Putting cellphones on big standalone monitors might work. But in that case, we’ll probably also need to attach a pointing device and some way of entering text, so from a UI point of view, we’ve got a desktop.

Cellphones definitely have sufficient processing power for lots of typical office workloads nowadays… but using them in this way doesn’t seem to have caught on.

I dunno, eventually this sort of discussion ends up at “why didn’t DeX take over the world,” a question for which I have no good answers, since, like everyone else, I never tried it out.
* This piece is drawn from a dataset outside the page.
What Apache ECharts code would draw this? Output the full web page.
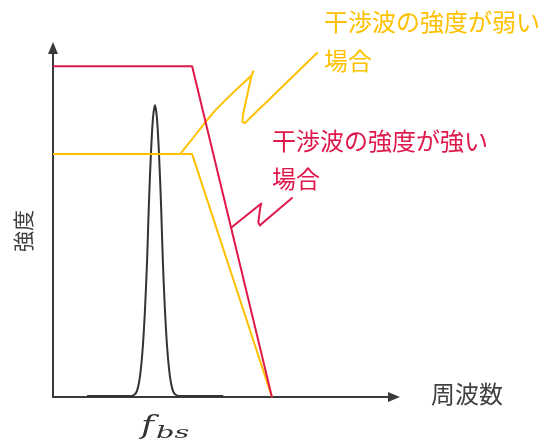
<!DOCTYPE html>
<html>
<head>
<meta charset="utf-8">
<script src="https://cdn.jsdelivr.net/npm/echarts@6/dist/echarts.min.js"></script>
<style>html,body{margin:0;padding:0;background:#fff}#c{width:541px;height:446px}</style>
</head>
<body>
<div id="c"></div>
<script>
// Strong interference (red) spectrum
const strongX = [0, 40.8, 64.2];
const strongY = [94.8, 94.8, 0];
// Weak interference (yellow) spectrum
const weakX = [0, 40.8, 64.2];
const weakY = [69.6, 69.6, 0];
// Beat signal peak at f_bs
const peakX = [10.0, 22.9, 24.0, 24.6, 25.2, 25.8, 26.4, 27.0, 27.6, 28.1, 28.7, 29.3, 29.9, 30.5, 31.1, 31.7, 32.2, 32.8, 33.4, 34.0, 34.6, 35.2, 35.8, 36.9, 49.9];
const peakY = [0.3, 0.3, 0.8, 1.7, 4.0, 8.3, 15.2, 25.5, 39.3, 54.7, 69.3, 79.7, 83.7, 79.7, 69.3, 54.7, 39.3, 25.5, 15.2, 8.3, 4.0, 1.7, 0.8, 0.3, 0.3];
// Leader lines of the callouts (zigzag with rounded turns)
const weakLeaderX = [77.42, 56.89, 56.30, 55.87, 55.57, 55.57, 55.87, 58.06, 58.45, 58.77, 59.03, 58.89, 58.21, 54.25, 50.44, 47.51, 44.57, 41.06, 37.24];
const weakLeaderY = [98.57, 79.08, 78.51, 78.42, 78.80, 79.66, 81.66, 91.40, 92.69, 93.32, 93.29, 92.84, 92.12, 88.54, 84.99, 82.06, 78.62, 74.21, 69.60];
const strongLeaderX = [70.09, 61.29, 60.70, 60.26, 60.21, 60.79, 61.09, 61.38, 61.55, 61.14, 52.49];
const strongLeaderY = [57.02, 49.71, 49.14, 49.28, 50.00, 54.44, 55.44, 55.79, 55.59, 55.01, 48.71];
// Texts
const weakLabel = ['干渉波の強度が弱い', '場合'];
const strongLabel = ['干渉波の強度が強い', '場合'];
const xName = '周波数';
const yName = '強度';

const RED = '#E0174A';
const YEL = '#FFC000';
const AX = '#3a3a3a';
const FONT = '"Noto Sans CJK JP", "Noto Sans", sans-serif';

const zip = (xs, ys) => xs.map((x, i) => [x, ys[i]]);

const chart = echarts.init(document.getElementById('c'), null, {renderer: 'canvas'});
chart.setOption({
  animation: false,
  backgroundColor: '#fff',
  grid: {left: 53, right: 147, top: 48, bottom: 49},
  xAxis: {
    type: 'value', min: 0, max: 100,
    axisLine: {show: true, symbol: ['none', 'triangle'], symbolSize: [10, 12], lineStyle: {color: AX, width: 2}},
    axisTick: {show: false}, axisLabel: {show: false}, splitLine: {show: false}
  },
  yAxis: {
    type: 'value', min: 0, max: 100,
    axisLine: {show: true, symbol: ['none', 'triangle'], symbolSize: [10, 12], lineStyle: {color: AX, width: 2}},
    axisTick: {show: false}, axisLabel: {show: false}, splitLine: {show: false}
  },
  series: [
    {type: 'line', data: zip(peakX, peakY), symbol: 'none', smooth: 0.3, lineStyle: {color: '#333', width: 2}, z: 3},
    {type: 'line', data: zip(weakX, weakY), symbol: 'none', lineStyle: {color: YEL, width: 2}, z: 4},
    {type: 'line', data: zip(strongX, strongY), symbol: 'none', lineStyle: {color: RED, width: 2}, z: 5},
    {type: 'line', data: zip(weakLeaderX, weakLeaderY), symbol: 'none', smooth: false, lineStyle: {color: YEL, width: 2, join: 'round', cap: 'round'}, z: 4},
    {type: 'line', data: zip(strongLeaderX, strongLeaderY), symbol: 'none', smooth: false, lineStyle: {color: RED, width: 2, join: 'round', cap: 'round'}, z: 5}
  ],
  graphic: [
    {type: 'text', left: 324, top: 10, style: {text: weakLabel[0], fill: YEL, font: '24px ' + FONT}},
    {type: 'text', left: 324, top: 49, style: {text: weakLabel[1], fill: YEL, font: '24px ' + FONT}},
    {type: 'text', left: 272, top: 129, style: {text: strongLabel[0], fill: RED, font: '24px ' + FONT}},
    {type: 'text', left: 272, top: 167, style: {text: strongLabel[1], fill: RED, font: '24px ' + FONT}},
    {type: 'text', left: 431, top: 382, style: {text: xName, fill: '#404040', font: '24px ' + FONT}},
    {type: 'text', x: 23, y: 231, rotation: Math.PI / 2, style: {text: yName, fill: '#404040', font: '21px ' + FONT, align: 'center', verticalAlign: 'middle'}},
    {type: 'text', x: 141, y: 414, scaleX: 1.35, style: {text: 'f', fill: '#333', font: 'italic 26px "DejaVu Serif", serif'}},
    {type: 'text', x: 156, y: 425, scaleX: 1.7, style: {text: 'bs', fill: '#333', font: 'italic 17px "DejaVu Serif", serif'}}
  ]
});
</script>
</body>
</html>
I occasionally use DeX. It is fine, if you are needing to read email, browse the web, or do simple word processing, or need a touch interface for drawing. If I'm going to sit down and work for multiple hours, I'd rather be using my desktop applications.
No, the aforementioned users do not need to write lots of text on mobile devices - a professional writer will choose or adapt their devices and environment to best suit the needs of their writing work, not adapt their writing to better suit the limitations of the devices; instead it's all the "casual" users who need to make do with whatever device they have on hand even if that device was optimized for entirely different needs.
I don't think so, but the mode change can't be some obscure thing slightly changing in the status bar.
But nowadays you can install custom keyboards on every OS that could probably get you most of the way there.
Do you know of an example?
Sadly, no. There certainly are lots of novel keyboards out there that can be googled up, but perhaps the kinds of features that would make a vim/modal-type keyboard be interesting and useful on mobile require further API hooks into the standard text-input controls (to be able to do things like find word and line boundaries, perform complex selections and replacements, etc).

I wonder if ultimately, the advantages of a "stay on the home row" philosophy like vim has just don't really manifest when there's no longer a physical keyboard as the underlying HMI. But the core idea of doing something modal and separating movement/selection from input does still feel valuable.